#### Excerpted records

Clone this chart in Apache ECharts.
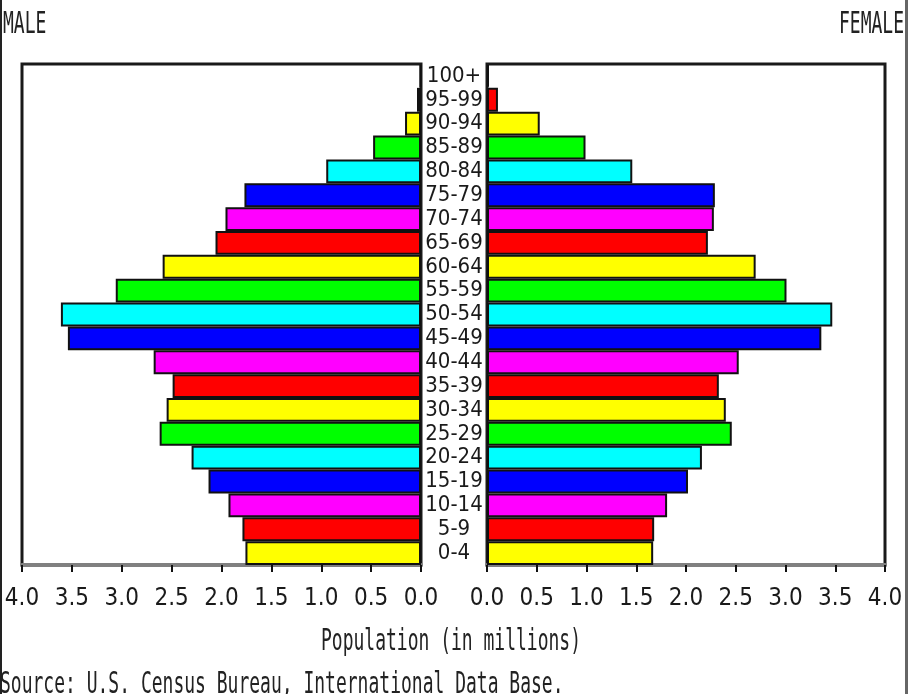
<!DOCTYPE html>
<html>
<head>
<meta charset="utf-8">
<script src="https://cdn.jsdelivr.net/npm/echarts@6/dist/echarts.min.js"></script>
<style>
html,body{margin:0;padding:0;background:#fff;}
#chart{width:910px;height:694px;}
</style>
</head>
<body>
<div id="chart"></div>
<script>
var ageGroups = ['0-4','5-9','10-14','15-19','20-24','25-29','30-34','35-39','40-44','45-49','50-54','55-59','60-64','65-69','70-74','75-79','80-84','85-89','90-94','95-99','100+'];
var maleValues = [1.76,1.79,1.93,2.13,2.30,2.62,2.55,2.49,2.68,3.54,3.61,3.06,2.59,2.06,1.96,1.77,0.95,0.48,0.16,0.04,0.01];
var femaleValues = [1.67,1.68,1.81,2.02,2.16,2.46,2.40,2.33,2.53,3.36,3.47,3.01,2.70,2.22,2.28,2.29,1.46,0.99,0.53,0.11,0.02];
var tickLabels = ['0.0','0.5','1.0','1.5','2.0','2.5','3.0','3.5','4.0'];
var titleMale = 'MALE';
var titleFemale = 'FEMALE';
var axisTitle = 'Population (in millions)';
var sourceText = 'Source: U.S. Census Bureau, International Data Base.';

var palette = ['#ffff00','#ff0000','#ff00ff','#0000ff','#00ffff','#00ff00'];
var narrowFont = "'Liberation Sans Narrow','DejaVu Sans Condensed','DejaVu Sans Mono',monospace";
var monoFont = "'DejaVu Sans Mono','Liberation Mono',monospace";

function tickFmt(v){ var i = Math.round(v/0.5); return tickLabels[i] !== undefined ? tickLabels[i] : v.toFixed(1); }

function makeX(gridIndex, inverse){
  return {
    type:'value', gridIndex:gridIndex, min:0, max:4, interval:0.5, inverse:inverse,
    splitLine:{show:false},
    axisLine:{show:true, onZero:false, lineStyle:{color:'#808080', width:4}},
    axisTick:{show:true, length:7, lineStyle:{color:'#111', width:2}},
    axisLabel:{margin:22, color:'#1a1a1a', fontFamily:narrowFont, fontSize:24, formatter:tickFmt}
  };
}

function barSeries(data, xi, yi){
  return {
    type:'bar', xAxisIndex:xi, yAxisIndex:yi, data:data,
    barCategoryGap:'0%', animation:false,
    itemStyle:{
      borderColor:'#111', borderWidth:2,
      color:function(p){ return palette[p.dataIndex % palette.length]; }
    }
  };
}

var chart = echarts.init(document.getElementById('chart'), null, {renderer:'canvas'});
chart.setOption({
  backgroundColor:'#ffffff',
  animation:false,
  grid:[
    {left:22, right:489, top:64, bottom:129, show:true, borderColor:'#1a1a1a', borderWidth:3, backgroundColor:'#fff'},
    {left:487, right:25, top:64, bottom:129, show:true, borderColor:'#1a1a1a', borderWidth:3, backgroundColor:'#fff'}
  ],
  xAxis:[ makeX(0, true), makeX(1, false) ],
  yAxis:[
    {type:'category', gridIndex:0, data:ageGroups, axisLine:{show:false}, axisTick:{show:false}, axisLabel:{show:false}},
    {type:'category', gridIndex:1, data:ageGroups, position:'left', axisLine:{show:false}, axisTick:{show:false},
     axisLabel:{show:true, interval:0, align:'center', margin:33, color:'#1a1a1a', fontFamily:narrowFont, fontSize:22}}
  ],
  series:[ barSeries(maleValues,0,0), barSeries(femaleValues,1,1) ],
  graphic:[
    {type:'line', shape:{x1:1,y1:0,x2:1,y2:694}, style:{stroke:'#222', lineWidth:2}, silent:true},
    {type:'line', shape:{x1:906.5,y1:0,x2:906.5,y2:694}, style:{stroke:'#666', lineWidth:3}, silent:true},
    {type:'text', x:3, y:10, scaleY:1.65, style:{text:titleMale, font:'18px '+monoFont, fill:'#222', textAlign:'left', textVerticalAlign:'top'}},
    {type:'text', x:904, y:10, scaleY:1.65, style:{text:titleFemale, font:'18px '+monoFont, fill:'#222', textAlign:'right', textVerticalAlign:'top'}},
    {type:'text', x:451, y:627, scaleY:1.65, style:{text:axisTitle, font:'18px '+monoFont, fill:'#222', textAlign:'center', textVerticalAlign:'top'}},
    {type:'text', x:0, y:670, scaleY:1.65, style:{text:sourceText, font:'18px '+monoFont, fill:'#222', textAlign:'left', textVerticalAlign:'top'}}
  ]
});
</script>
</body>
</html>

########
#### Excerpted records

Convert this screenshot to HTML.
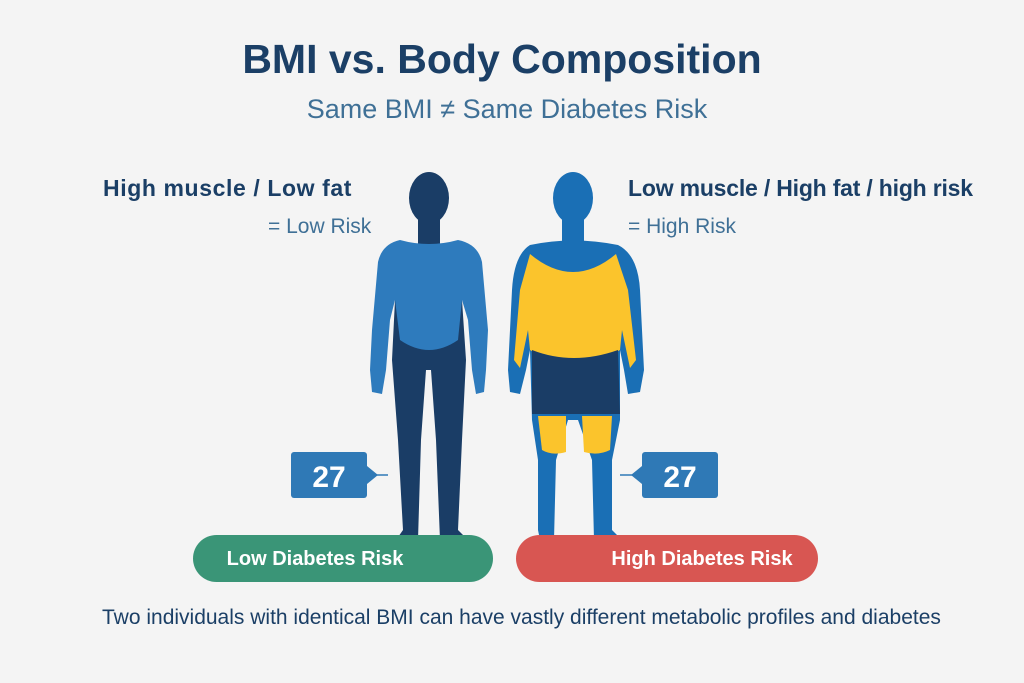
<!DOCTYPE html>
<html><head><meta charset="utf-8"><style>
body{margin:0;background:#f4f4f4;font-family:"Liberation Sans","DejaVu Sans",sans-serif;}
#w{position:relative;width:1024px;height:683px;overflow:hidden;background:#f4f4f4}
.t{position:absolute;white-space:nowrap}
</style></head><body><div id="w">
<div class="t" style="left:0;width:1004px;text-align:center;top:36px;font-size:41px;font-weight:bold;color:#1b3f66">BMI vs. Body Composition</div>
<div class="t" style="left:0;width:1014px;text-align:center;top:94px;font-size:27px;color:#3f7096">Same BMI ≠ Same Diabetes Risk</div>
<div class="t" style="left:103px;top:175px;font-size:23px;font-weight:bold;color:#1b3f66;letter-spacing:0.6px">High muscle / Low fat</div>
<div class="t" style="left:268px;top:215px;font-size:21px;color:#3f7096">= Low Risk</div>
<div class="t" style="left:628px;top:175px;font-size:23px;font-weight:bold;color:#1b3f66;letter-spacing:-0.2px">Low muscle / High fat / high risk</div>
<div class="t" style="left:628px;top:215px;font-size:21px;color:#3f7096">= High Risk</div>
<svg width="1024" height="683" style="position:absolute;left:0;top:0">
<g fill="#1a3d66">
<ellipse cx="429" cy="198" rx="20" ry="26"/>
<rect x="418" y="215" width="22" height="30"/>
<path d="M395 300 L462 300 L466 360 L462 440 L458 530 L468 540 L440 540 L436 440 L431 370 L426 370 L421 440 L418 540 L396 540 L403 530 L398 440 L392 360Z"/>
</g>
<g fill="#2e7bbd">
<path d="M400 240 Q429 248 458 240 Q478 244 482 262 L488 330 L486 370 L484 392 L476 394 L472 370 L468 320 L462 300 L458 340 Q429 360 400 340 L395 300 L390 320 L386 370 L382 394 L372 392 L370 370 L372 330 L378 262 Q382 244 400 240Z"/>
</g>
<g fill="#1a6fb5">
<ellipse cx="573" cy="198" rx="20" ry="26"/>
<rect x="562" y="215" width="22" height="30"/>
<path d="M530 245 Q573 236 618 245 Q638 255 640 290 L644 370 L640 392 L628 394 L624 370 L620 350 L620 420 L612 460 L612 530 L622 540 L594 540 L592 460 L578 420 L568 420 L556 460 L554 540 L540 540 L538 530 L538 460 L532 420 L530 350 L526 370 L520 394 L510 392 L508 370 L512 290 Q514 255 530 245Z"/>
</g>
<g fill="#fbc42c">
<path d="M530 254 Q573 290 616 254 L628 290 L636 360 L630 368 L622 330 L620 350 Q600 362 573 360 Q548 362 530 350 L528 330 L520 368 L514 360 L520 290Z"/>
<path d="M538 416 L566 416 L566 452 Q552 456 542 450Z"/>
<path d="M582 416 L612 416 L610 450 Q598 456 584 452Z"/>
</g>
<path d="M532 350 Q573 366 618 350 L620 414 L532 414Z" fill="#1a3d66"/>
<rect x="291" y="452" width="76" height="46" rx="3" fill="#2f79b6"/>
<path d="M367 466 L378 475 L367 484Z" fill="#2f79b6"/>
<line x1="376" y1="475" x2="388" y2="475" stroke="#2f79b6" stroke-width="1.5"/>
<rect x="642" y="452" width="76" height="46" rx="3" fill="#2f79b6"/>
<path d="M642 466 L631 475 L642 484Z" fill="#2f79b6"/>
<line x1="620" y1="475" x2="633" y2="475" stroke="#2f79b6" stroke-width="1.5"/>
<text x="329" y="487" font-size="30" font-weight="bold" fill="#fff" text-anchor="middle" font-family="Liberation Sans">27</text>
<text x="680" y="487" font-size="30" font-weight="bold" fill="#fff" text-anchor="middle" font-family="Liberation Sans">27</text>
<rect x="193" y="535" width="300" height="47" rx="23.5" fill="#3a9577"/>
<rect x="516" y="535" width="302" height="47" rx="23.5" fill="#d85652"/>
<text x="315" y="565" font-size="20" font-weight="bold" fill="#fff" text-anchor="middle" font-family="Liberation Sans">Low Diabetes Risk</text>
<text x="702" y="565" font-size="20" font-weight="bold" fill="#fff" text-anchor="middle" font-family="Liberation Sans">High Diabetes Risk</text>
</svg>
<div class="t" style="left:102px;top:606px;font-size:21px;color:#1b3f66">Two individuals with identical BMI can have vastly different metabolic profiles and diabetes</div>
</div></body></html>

########
#### Excerpted records

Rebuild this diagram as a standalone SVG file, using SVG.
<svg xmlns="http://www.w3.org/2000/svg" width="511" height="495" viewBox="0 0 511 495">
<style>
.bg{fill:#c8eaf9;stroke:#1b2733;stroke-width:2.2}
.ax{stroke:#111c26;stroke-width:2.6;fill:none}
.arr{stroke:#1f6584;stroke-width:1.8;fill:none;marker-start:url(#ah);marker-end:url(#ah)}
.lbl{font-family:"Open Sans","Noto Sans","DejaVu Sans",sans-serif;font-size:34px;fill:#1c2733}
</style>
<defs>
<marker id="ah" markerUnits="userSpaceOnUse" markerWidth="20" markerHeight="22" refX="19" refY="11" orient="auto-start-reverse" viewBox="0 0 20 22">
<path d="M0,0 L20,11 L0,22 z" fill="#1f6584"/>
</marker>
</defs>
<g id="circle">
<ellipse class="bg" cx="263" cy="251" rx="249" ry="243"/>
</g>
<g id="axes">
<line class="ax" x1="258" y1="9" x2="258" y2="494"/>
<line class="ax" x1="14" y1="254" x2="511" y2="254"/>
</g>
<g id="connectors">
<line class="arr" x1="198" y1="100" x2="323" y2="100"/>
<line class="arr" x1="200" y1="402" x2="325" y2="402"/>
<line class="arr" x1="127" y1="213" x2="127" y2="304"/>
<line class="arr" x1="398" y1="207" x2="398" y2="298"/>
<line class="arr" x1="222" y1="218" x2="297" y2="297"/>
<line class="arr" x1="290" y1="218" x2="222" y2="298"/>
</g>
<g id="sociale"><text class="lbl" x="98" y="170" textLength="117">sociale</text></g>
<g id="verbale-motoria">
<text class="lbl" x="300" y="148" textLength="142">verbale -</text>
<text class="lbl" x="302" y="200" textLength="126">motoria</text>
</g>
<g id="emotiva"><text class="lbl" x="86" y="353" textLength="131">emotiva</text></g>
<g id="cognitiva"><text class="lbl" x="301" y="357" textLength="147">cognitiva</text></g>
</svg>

########

Description of the task
Give back, unchanged, each line from the one containing "Clone this chart in Apache ECharts." through the one containing "var sourceText = 'Source: U.S.". Pictures are to be left out.

Full output
Clone this chart in Apache ECharts.
<!DOCTYPE html>
<html>
<head>
<meta charset="utf-8">
<script src="https://cdn.jsdelivr.net/npm/echarts@6/dist/echarts.min.js"></script>
<style>
html,body{margin:0;padding:0;background:#fff;}
#chart{width:910px;height:694px;}
</style>
</head>
<body>
<div id="chart"></div>
<script>
var ageGroups = ['0-4','5-9','10-14','15-19','20-24','25-29','30-34','35-39','40-44','45-49','50-54','55-59','60-64','65-69','70-74','75-79','80-84','85-89','90-94','95-99','100+'];
var maleValues = [1.76,1.79,1.93,2.13,2.30,2.62,2.55,2.49,2.68,3.54,3.61,3.06,2.59,2.06,1.96,1.77,0.95,0.48,0.16,0.04,0.01];
var femaleValues = [1.67,1.68,1.81,2.02,2.16,2.46,2.40,2.33,2.53,3.36,3.47,3.01,2.70,2.22,2.28,2.29,1.46,0.99,0.53,0.11,0.02];
var tickLabels = ['0.0','0.5','1.0','1.5','2.0','2.5','3.0','3.5','4.0'];
var titleMale = 'MALE';
var titleFemale = 'FEMALE';
var axisTitle = 'Population (in millions)';
var sourceText = 'Source: U.S. Census Bureau, International Data Base.';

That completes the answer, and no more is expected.